The deal timeline: what happens between term sheet and close

A signed term sheet feels like the finish line, but it is more like the starting gun. The period between term sheet and close is where momentum is either protected or lost, often because diligence, documentation, and approvals drift without a clear plan.

This guide maps a practical deal timeline for founders and operators: who does what, what documents are typically requested, how a virtual data room supports the workflow, and where delays tend to appear. It matters because time increases legal costs, increases deal risk, and can weaken your negotiating position if markets move. If you are worried that diligence will turn into a sprawling, chaotic request list, you are right to worry, and you can prevent it.

Deal timeline overview (term sheet to close)

Every deal differs, but many follow the same phases:

  1. Kickoff and diligence plan (days 1–7)
  2. Confirmatory diligence (weeks 1–4+)
  3. Definitive documentation (weeks 2–6+)
  4. Approvals and conditions (parallel)
  5. Signing, funds flow, and closing (final week)

Phase 1: kickoff and diligence plan

This is where you prevent the “infinite checklist.” Align on:

  • Scope: what diligence streams are in and out (financial, legal, commercial, tech, security)
  • Working groups: internal owner per stream, plus external counsel
  • Q&A rules: response times, where questions are asked, how answers are documented
  • Data room rules: permission model, versioning, and who can upload

If you are not already organised, start with this data organisation guide to avoid uploading rushed materials.

Phase 2: confirmatory diligence

What investors commonly request

  • Financial: quality of earnings style analysis, revenue recognition notes, forecast logic
  • Legal: material contracts, IP chain of title, litigation checks
  • Commercial: churn/cohorts, pipeline, pricing approvals, customer calls
  • Operational: key suppliers, dependency risks, insurance
  • Security and privacy: security controls, incident history, GDPR or relevant privacy posture

Why security diligence is no longer optional

Even non-technical investors now ask how you control access to sensitive documents. The IBM Cost of a Data Breach Report 2024 places the average cost of a breach at $4.88 million, which makes weak access governance a material risk.

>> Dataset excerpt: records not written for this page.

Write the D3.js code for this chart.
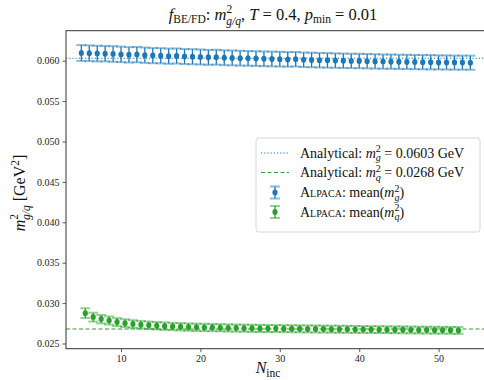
<!DOCTYPE html>
<html>
<head>
<meta charset="utf-8">
<script src="https://cdn.jsdelivr.net/npm/d3@7"></script>
<style>
  body { margin: 0; background: #fff; }
  svg { display: block; font-family: "Liberation Serif", "DejaVu Serif", serif; }
</style>
</head>
<body>
<svg id="chart" width="484" height="380"></svg>
<script>
'use strict';

// ---- data ----
const gluonN = d3.range(5, 55);            // N_inc for the gluon points
const gluonMean = [
  0.06095, 0.06092, 0.06088, 0.06087, 0.06083, 0.06078, 0.06072, 0.06075, 0.06068, 0.06063,
  0.06061, 0.06056, 0.06058, 0.06051, 0.06049, 0.06046, 0.06041, 0.06043, 0.06036, 0.06034,
  0.06031, 0.06029, 0.06026, 0.06023, 0.06021, 0.06019, 0.06016, 0.06018, 0.06011, 0.06009,
  0.06006, 0.06004, 0.06001, 0.05999, 0.05997, 0.05996, 0.05994, 0.05991, 0.05989, 0.05988,
  0.05986, 0.05985, 0.05983, 0.05981, 0.05981, 0.05979, 0.05978, 0.05976, 0.05976, 0.05975
];
const gluonErr = [
  0.00098, 0.00097, 0.00097, 0.00096, 0.00096, 0.00096, 0.00095, 0.00095, 0.00095, 0.00094,
  0.00094, 0.00094, 0.00093, 0.00093, 0.00093, 0.00093, 0.00092, 0.00092, 0.00092, 0.00092,
  0.00092, 0.00091, 0.00091, 0.00091, 0.00091, 0.00091, 0.00090, 0.00090, 0.00090, 0.00090,
  0.00090, 0.00090, 0.00089, 0.00089, 0.00089, 0.00089, 0.00089, 0.00089, 0.00088, 0.00088,
  0.00088, 0.00088, 0.00088, 0.00088, 0.00088, 0.00087, 0.00087, 0.00087, 0.00087, 0.00087
];

const quarkN = d3.range(5.5, 53, 1);       // N_inc for the quark points
const quarkMean = [
  0.02876, 0.02827, 0.02802, 0.02785, 0.02765, 0.02752, 0.02741, 0.02733, 0.02726, 0.02720,
  0.02715, 0.02711, 0.02707, 0.02704, 0.02701, 0.02699, 0.02697, 0.02695, 0.02693, 0.02691,
  0.02690, 0.02688, 0.02687, 0.02686, 0.02685, 0.02684, 0.02683, 0.02682, 0.02681, 0.02680,
  0.02679, 0.02678, 0.02677, 0.02676, 0.02675, 0.02674, 0.02673, 0.02672, 0.02671, 0.02670,
  0.02669, 0.02668, 0.02667, 0.02666, 0.02665, 0.02664, 0.02663, 0.02662
];
const quarkErr = [
  0.00060, 0.00055, 0.00052, 0.00050, 0.00049, 0.00048, 0.00047, 0.00047, 0.00046, 0.00046,
  0.00046, 0.00045, 0.00045, 0.00045, 0.00045, 0.00045, 0.00044, 0.00044, 0.00044, 0.00044,
  0.00044, 0.00044, 0.00044, 0.00044, 0.00043, 0.00043, 0.00043, 0.00043, 0.00043, 0.00043,
  0.00043, 0.00043, 0.00043, 0.00043, 0.00043, 0.00042, 0.00042, 0.00042, 0.00042, 0.00042,
  0.00042, 0.00042, 0.00042, 0.00042, 0.00042, 0.00042, 0.00042, 0.00042
];

const gluonAnalytical = 0.0603;
const quarkAnalytical = 0.0268;

const xTicks = [10, 20, 30, 40, 50];
const yTicks = [0.025, 0.030, 0.035, 0.040, 0.045, 0.050, 0.055, 0.060];

// ---- layout ----
const svg = d3.select('#chart');
const plot = { left: 66, right: 486, top: 30.7, bottom: 348.7 };

const x = d3.scaleLinear().domain([3.07, 55.97]).range([plot.left, plot.right]);
const y = d3.scaleLinear().domain([0.02436, 0.06371]).range([plot.bottom, plot.top]);

const blue = '#1f77b4', blueLight = 'rgba(31,119,180,0.5)';
const green = '#2ca02c', greenLight = 'rgba(44,160,44,0.5)';

// rich text helper: segments of {t, i (italic), dy, dx, size, sc (small caps)}
function richText(sel, segs) {
  segs.forEach(seg => {
    const ts = sel.append('tspan').text(seg.t);
    if (seg.i) ts.attr('font-style', 'italic');
    if (seg.sc) ts.attr('font-variant', 'small-caps');
    if (seg.dy) ts.attr('dy', seg.dy);
    if (seg.dx) ts.attr('dx', seg.dx);
    if (seg.size) ts.attr('font-size', seg.size);
  });
}

// analytical lines
svg.append('line')
  .attr('x1', plot.left).attr('x2', plot.right)
  .attr('y1', y(gluonAnalytical)).attr('y2', y(gluonAnalytical))
  .attr('stroke', blue).attr('stroke-width', 1.2)
  .attr('stroke-dasharray', '1.2,2');
svg.append('line')
  .attr('x1', plot.left).attr('x2', plot.right)
  .attr('y1', y(quarkAnalytical)).attr('y2', y(quarkAnalytical))
  .attr('stroke', green).attr('stroke-width', 1.2)
  .attr('stroke-dasharray', '4,2.5');

// error bar series
function errorSeries(ns, means, errs, dark, light) {
  const data = ns.map((n, i) => ({ n: n, m: means[i], e: errs[i] }));
  const g = svg.append('g');
  // caps
  g.selectAll('line.cap-top').data(data).enter().append('line')
    .attr('x1', d => x(d.n) - 5).attr('x2', d => x(d.n) + 5)
    .attr('y1', d => y(d.m + d.e)).attr('y2', d => y(d.m + d.e))
    .attr('stroke', light).attr('stroke-width', 2);
  g.selectAll('line.cap-bot').data(data).enter().append('line')
    .attr('x1', d => x(d.n) - 5).attr('x2', d => x(d.n) + 5)
    .attr('y1', d => y(d.m - d.e)).attr('y2', d => y(d.m - d.e))
    .attr('stroke', light).attr('stroke-width', 2);
  // stems
  g.selectAll('line.stem').data(data).enter().append('line')
    .attr('x1', d => x(d.n)).attr('x2', d => x(d.n))
    .attr('y1', d => y(d.m + d.e)).attr('y2', d => y(d.m - d.e))
    .attr('stroke', dark).attr('stroke-width', 1.3);
  g.selectAll('ellipse').data(data).enter().append('ellipse')
    .attr('cx', d => x(d.n)).attr('cy', d => y(d.m))
    .attr('rx', 2.6).attr('ry', 3).attr('fill', dark);
}
errorSeries(gluonN, gluonMean, gluonErr, blue, blueLight);
errorSeries(quarkN, quarkMean, quarkErr, green, greenLight);

// axes
const xAxis = svg.append('g')
  .attr('transform', `translate(0,${plot.bottom})`)
  .call(d3.axisBottom(x).tickValues(xTicks).tickSize(3.5).tickPadding(3).tickFormat(d3.format('d')));
const yAxis = svg.append('g')
  .attr('transform', `translate(${plot.left},0)`)
  .call(d3.axisLeft(y).tickValues(yTicks).tickSize(3.5).tickPadding(3).tickFormat(d3.format('.3f')));
[xAxis, yAxis].forEach(a => {
  a.selectAll('text').attr('font-family', '"Liberation Serif", serif').attr('font-size', 10).attr('fill', '#222');
  a.selectAll('line').attr('stroke', '#333').attr('stroke-width', 0.8);
  a.select('.domain').remove();
});

// frame
svg.append('rect')
  .attr('x', plot.left).attr('y', plot.top)
  .attr('width', plot.right - plot.left).attr('height', plot.bottom - plot.top)
  .attr('fill', 'none').attr('stroke', '#333').attr('stroke-width', 1);

// title
const title = svg.append('text')
  .attr('x', 273).attr('y', 20)
  .attr('text-anchor', 'middle').attr('font-size', 16.5).attr('fill', '#111');
richText(title, [
  { t: 'f', i: true },
  { t: 'BE/FD', dy: 3, size: 11.5 },
  { t: ': ', dy: -3 },
  { t: 'm', i: true },
  { t: '2', dy: -7, size: 11.5 },
  { t: 'g/q', i: true, dy: 11.5, dx: -6, size: 11.5 },
  { t: ', ', dy: -4.5 },
  { t: 'T', i: true },
  { t: ' = 0.4, ' },
  { t: 'p', i: true },
  { t: 'min', dy: 3, size: 11.5 },
  { t: ' = 0.01', dy: -3 }
]);

// x label
const xl = svg.append('text')
  .attr('x', 268).attr('y', 373)
  .attr('text-anchor', 'middle').attr('font-size', 16).attr('fill', '#111');
richText(xl, [
  { t: 'N', i: true },
  { t: 'inc', dy: 3.5, size: 11.5 }
]);

// y label
const yl = svg.append('text')
  .attr('transform', 'translate(25,193) rotate(-90)')
  .attr('text-anchor', 'middle').attr('font-size', 16).attr('fill', '#111');
richText(yl, [
  { t: 'm', i: true },
  { t: '2', dy: -7, size: 11.5 },
  { t: 'g/q', i: true, dy: 11.5, dx: -6, size: 11.5 },
  { t: ' [GeV', dy: -4.5 },
  { t: '2', dy: -6, size: 11.5 },
  { t: ']', dy: 6 }
]);

// legend
const lg = svg.append('g').attr('transform', 'translate(256,138)');
lg.append('rect')
  .attr('width', 224).attr('height', 94).attr('rx', 3)
  .attr('fill', 'rgba(255,255,255,0.85)').attr('stroke', '#ccc').attr('stroke-width', 0.8);

const rows = [15, 34.5, 54.5, 74];
lg.append('line').attr('x1', 5).attr('x2', 33).attr('y1', rows[0]).attr('y2', rows[0])
  .attr('stroke', blue).attr('stroke-width', 1.2).attr('stroke-dasharray', '1.2,2');
lg.append('line').attr('x1', 5).attr('x2', 33).attr('y1', rows[1]).attr('y2', rows[1])
  .attr('stroke', green).attr('stroke-width', 1.2).attr('stroke-dasharray', '4,2.5');
[[rows[2], blue, blueLight], [rows[3], green, greenLight]].forEach(([ry, dark, light]) => {
  lg.append('line').attr('x1', 14).attr('x2', 24).attr('y1', ry - 6).attr('y2', ry - 6)
    .attr('stroke', light).attr('stroke-width', 2);
  lg.append('line').attr('x1', 14).attr('x2', 24).attr('y1', ry + 6).attr('y2', ry + 6)
    .attr('stroke', light).attr('stroke-width', 2);
  lg.append('line').attr('x1', 19).attr('x2', 19).attr('y1', ry - 6).attr('y2', ry + 6)
    .attr('stroke', dark).attr('stroke-width', 1.3);
  lg.append('ellipse').attr('cx', 19).attr('cy', ry).attr('rx', 2.6).attr('ry', 3).attr('fill', dark);
});

function legText(ry, segs) {
  const t = lg.append('text').attr('x', 44).attr('y', ry + 4.5)
    .attr('font-size', 14).attr('fill', '#111');
  richText(t, segs);
}
legText(rows[0], [
  { t: 'Analytical: ' }, { t: 'm', i: true },
  { t: '2', dy: -5.5, size: 10 }, { t: 'g', i: true, dy: 9, dx: -5, size: 10 },
  { t: ' = 0.0603 GeV', dy: -3.5 }
]);
legText(rows[1], [
  { t: 'Analytical: ' }, { t: 'm', i: true },
  { t: '2', dy: -5.5, size: 10 }, { t: 'q', i: true, dy: 9, dx: -5, size: 10 },
  { t: ' = 0.0268 GeV', dy: -3.5 }
]);
[[rows[2], 'g'], [rows[3], 'q']].forEach(([ry, sub]) => {
  legText(ry, [
    { t: 'Alpaca', sc: true },
    { t: ': mean(' }, { t: 'm', i: true },
    { t: '2', dy: -5.5, size: 10 }, { t: sub, i: true, dy: 9, dx: -5, size: 10 },
    { t: ')', dy: -3.5 }
  ]);
});
</script>
</body>
</html>
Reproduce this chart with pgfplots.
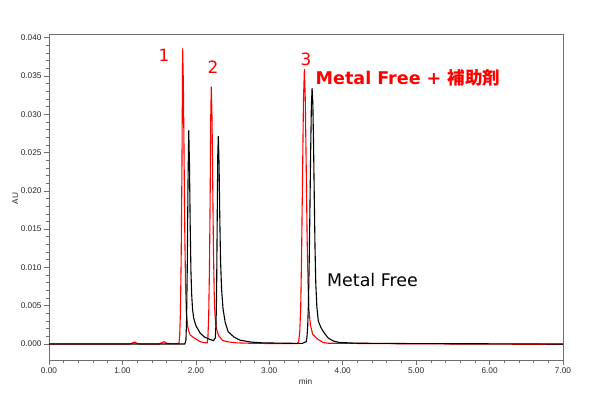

A virtual data room helps by providing audit logs, granular permissions, watermarking, and view-only modes.

Phase 3: definitive documentation

Lawyers turn the term sheet into binding documents. Typical workstreams include:

  • Share purchase agreement or subscription agreement
  • Disclosure schedules
  • Employment, IP, or retention arrangements for key people
  • Governance documents (board rights, consent matters)
  • Conditions precedent and closing deliverables

The operational risk here is version confusion. Use controlled folders and clear naming so no one signs “almost final” drafts.

Phase 4: approvals and conditions

While documentation progresses, you may need:

  • Board and shareholder approvals
  • Regulatory notifications depending on sector and jurisdiction (UK, United States, Canada)
  • Third-party consents for contract assignment or change of control
  • Lender consents (if debt is involved)

Track these in a single closing checklist owned by one person.

Phase 5: signing, funds flow, and close

Closing is logistics plus control. Prepare:

  1. Final execution versions in a “Closing” folder
  2. Funds flow statement and banking details verification procedure
  3. Final cap table confirmation
  4. Post-close announcements and internal comms plan

Where deals most often slow down (and how to counter it)

1) Unowned questions

When questions arrive by email, they get lost. Use a Q&A module or a single tracked queue inside your VDR.

2) Document churn

If multiple people upload, you will get duplicates. Restrict upload rights and implement a short internal review step.

3) “Surprise” risks late in the process

Surface known issues early, with context. Hidden problems rarely stay hidden, and late surprises erode trust.

Suggested tools that commonly appear in the workflow

  • Virtual data room platform for secure sharing and audit trails
  • eSignature: DocuSign, Adobe Acrobat Sign
  • Project tracking: Asana, Jira, Monday.com
  • Finance analysis: Excel, Google Sheets, Power BI

To compare features that matter during diligence and closing, see Tools & Comparisons.

FAQ

How long does it usually take to close after a term sheet?

It depends on complexity and readiness, but delays often come from missing documents, unclear ownership, and approvals. The best lever you control is preparation and response discipline.

What should be in a “Closing” folder?

Only final signed or execution-ready documents, the closing checklist, and funds flow materials with restricted access.